Des malles comme des symphonies.
Dans son atelier, chaque pièce est pensée comme une œuvre.
Des cuirs pleine fleur, des soieries tissées à Tours par les ateliers Jean Roze, de la passementerie fournie par la maison Declercq, les crêtes et les cartisanes sont brodées à la main comme au XVIIᵉ siècle. Et toujours, des boutons précieux.
« La nostalgie du passé est une émotion incontrôlable. C’est une réponse à l’uniformisation du luxe, aux objets pensés par algorithme et tendances. Moi, je propose du rare, du sensible, du vivant, de l’intemporel. »
Quand il me tend une mini-malle, je suis saisi. Les matières dialoguent : la soie ondule de lumière, la passementerie raffinée structure et impressionne par sa finesse. Tout est équilibre et émotion, une évidence !
« Je ne fais pas que de la malleterie. Je compose des poèmes, de petites symphonies esthétiques. La soie est la partition, la passementerie est le rythme et le bouton, la note finale. »
Un style qui intrigue et déstabilise.
Mais dans un monde aussi codifié que celui du luxe français, cette singularité indépendante et artisanale n’est pas toujours la bienvenue. Emmanuel le dit sans détour :
« Quand vous arrivez avec un projet non formaté, issu de nulle part, vous dérangez. Le luxe est un univers de clans, où l’on s’épie et se jalouse. »
Il a bien rencontré brièvement Bernard Arnault, PDG de LVMH :
« On m’a dit qu’il avait été stupéfait. Ce que je propose ne rentre dans aucune case. C’est davantage un esprit qu’un petit concept qui nécessite une tonne de blabla marketing. Ça intrigue, mais ça gêne aussi. »
Aucune grande enseigne parisienne, ni Le Bon Marché, ni La Samaritaine, n’a accepté de présenter ses pièces.
« Même du côté institutionnel, c’est compliqué. On avait proposé à Brigitte Macron de porter l’une de mes créations pour un déplacement officiel. Elle a décliné, poliment. On m’a fait comprendre que seules les grandes maisons avaient leur place à ce niveau-là. C’est un certain snobisme, une forme de mépris de classe. Comme si un petit artisan ne pouvait pas exister. »
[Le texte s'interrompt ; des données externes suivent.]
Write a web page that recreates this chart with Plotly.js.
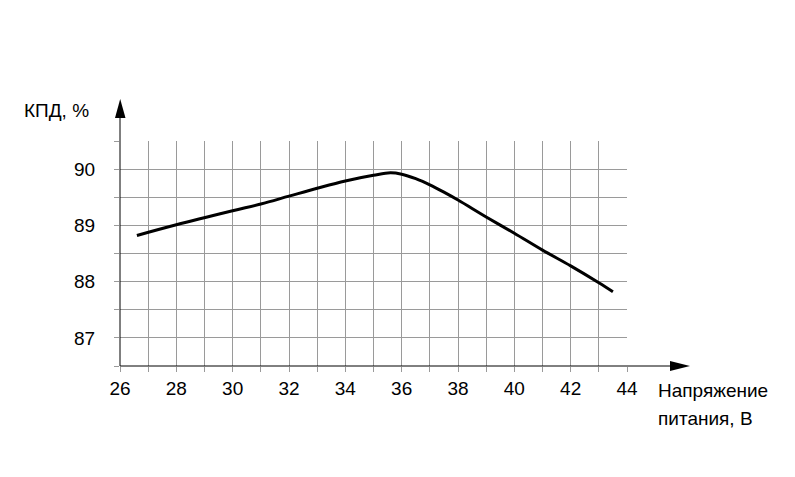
<!DOCTYPE html>
<html><head><meta charset="utf-8">
<script src="https://cdn.plot.ly/plotly-3.0.1.min.js"></script>
<style>body{margin:0;background:#fff}#c{width:795px;height:477px}</style>
</head><body><div id="c"></div>
<script>
const voltage = [26.6, 28, 30, 31, 32, 33, 34, 35, 35.6, 36, 36.5, 37, 37.5, 38, 39, 40, 41, 42, 43, 43.5];
const efficiency = [88.82, 89.01, 89.26, 89.38, 89.52, 89.66, 89.79, 89.89, 89.935, 89.91, 89.83, 89.72, 89.59, 89.45, 89.15, 88.86, 88.56, 88.28, 87.98, 87.82];
const xTicks = [26,27,28,29,30,31,32,33,34,35,36,37,38,39,40,41,42,43,44];
const xTickText = ['26','','28','','30','','32','','34','','36','','38','','40','','42','','44'];
const yTicks = [86.5,87,87.5,88,88.5,89,89.5,90,90.5];
const yTickText = ['','87','','88','','89','','90',''];
const yTitle = 'КПД, %';
const xTitle1 = 'Напряжение';
const xTitle2 = 'питания, В';

const FONT = '"Liberation Sans Narrow", "Arial Narrow", "Liberation Sans", Arial, sans-serif';
const grid = '#9a9a9a';
const L = 120, R = 627, T = 141, B = 366;
const W = R - L, H = B - T;
const px = v => (v - L) / W;
const py = v => (B - v) / H;

const trace = {
  x: voltage, y: efficiency, type: 'scatter', mode: 'lines',
  line: {color: '#000', width: 3, shape: 'spline', smoothing: 1},
  hoverinfo: 'skip'
};

const layout = {
  width: 795, height: 477,
  margin: {l: L, r: 795 - R, t: T, b: 477 - B, pad: 0},
  paper_bgcolor: '#fff', plot_bgcolor: '#fff',
  showlegend: false,
  font: {family: FONT, size: 19, color: '#000'},
  xaxis: {
    range: [26, 44], tickmode: 'array', tickvals: xTicks, ticktext: xTickText,
    showgrid: true, gridcolor: grid, gridwidth: 1, zeroline: false, showline: false,
    ticks: 'outside', ticklen: 5, tickcolor: grid, tickwidth: 1,
    tickfont: {family: FONT, size: 19, color: '#000'}, fixedrange: true
  },
  yaxis: {
    range: [86.5, 90.5], tickmode: 'array', tickvals: yTicks, ticktext: yTickText,
    showgrid: true, gridcolor: grid, gridwidth: 1, zeroline: false, showline: false,
    ticks: 'outside', ticklen: 5, tickcolor: grid, tickwidth: 1, ticklabelstandoff: 15,
    tickfont: {family: FONT, size: 19, color: '#000'}, fixedrange: true
  },
  shapes: [
    {type: 'line', xref: 'paper', yref: 'paper', x0: 0, x1: 0, y0: 0, y1: py(115), line: {color: '#000', width: 1}},
    {type: 'path', xref: 'paper', yref: 'paper', path: `M ${px(115)} ${py(118)} L ${px(125.5)} ${py(118)} L ${px(120.2)} ${py(99)} Z`, fillcolor: '#000', line: {width: 0}},
    {type: 'line', xref: 'paper', yref: 'paper', x0: 0, x1: px(675), y0: 0, y1: 0, line: {color: '#000', width: 1}},
    {type: 'path', xref: 'paper', yref: 'paper', path: `M ${px(670)} ${py(361)} L ${px(670)} ${py(371)} L ${px(690)} ${py(366)} Z`, fillcolor: '#000', line: {width: 0}}
  ],
  annotations: [
    {text: yTitle, xref: 'paper', yref: 'paper', x: px(91), y: py(110), xanchor: 'right', yanchor: 'middle', showarrow: false, font: {family: FONT, size: 19, color: '#000'}},
    {text: xTitle1, xref: 'paper', yref: 'paper', x: px(656), y: py(390), xanchor: 'left', yanchor: 'middle', showarrow: false, font: {family: FONT, size: 19, color: '#000'}},
    {text: xTitle2, xref: 'paper', yref: 'paper', x: px(656), y: py(418), xanchor: 'left', yanchor: 'middle', showarrow: false, font: {family: FONT, size: 19, color: '#000'}}
  ]
};

Plotly.newPlot('c', [trace], layout, {displayModeBar: false, staticPlot: true});
</script></body></html>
Et pourtant, tout dans son travail respire la maîtrise, le respect, l’exigence, la beauté pure. L’ensemble des artisans qui collaborent avec lui représente plus de 500 années de savoir-faire français d'excellence : Soieries Jean Roze depuis 1660 et Declercq passementiers depuis 1852!
« Je ne veux pas devenir un empire! Je veux que chaque pièce soit irréprochable. Désirable par son exclusivité et sa vérité. »
Là où la France hésite, à l’international on s’intéresse… et on investit.
Ce qui frappe, c’est que l’intérêt vient d’ailleurs. Dubaï, notamment, où un investisseur a récemment proposé de soutenir son développement.
« Là-bas, il y a un vrai respect du savoir-faire français et des belles choses. Pas de regard condescendant. Pas de réflexes de caste. Juste de l’admiration sincère pour le travail de la main et un certain héritage français, l’authenticité des savoir-faire historiques. »
Et Emmanuel de comparer cette reconnaissance étrangère à celle dont les Impressionnistes ont bénéficié… aux États-Unis, avant d’être reconnus en France.
Le luxe comme intelligence de l’esprit et de la main.
« Mains, outils de l’esprit sans lesquels la pensée n’est que chimère. » Aslan
Avant de repartir, je lui demande ce qui le guide. Il me regarde, sourit :
« Je n’ai pas inventé un style. Je l’ai retrouvé et matérialisé. J’ai simplement écouté ce que mes mains savaient faire, et ce que les objets voulaient devenir. »
Dans un monde saturé de collaborations gadgets, de marques sans âme, de produits surmarketés, Monsieur Bosson Malletier pose une question essentielle :
Et si le luxe n’était plus là où l’on pense ?
Et si, demain, à côté d’Hermès ou de Vuitton, un autre nom, discret, engagé, libre, faisait irruption par la seule force d’un esprit pur et de gestes nobles?
C’est cela, la France: prendre des risques et défendre des valeurs et une culture.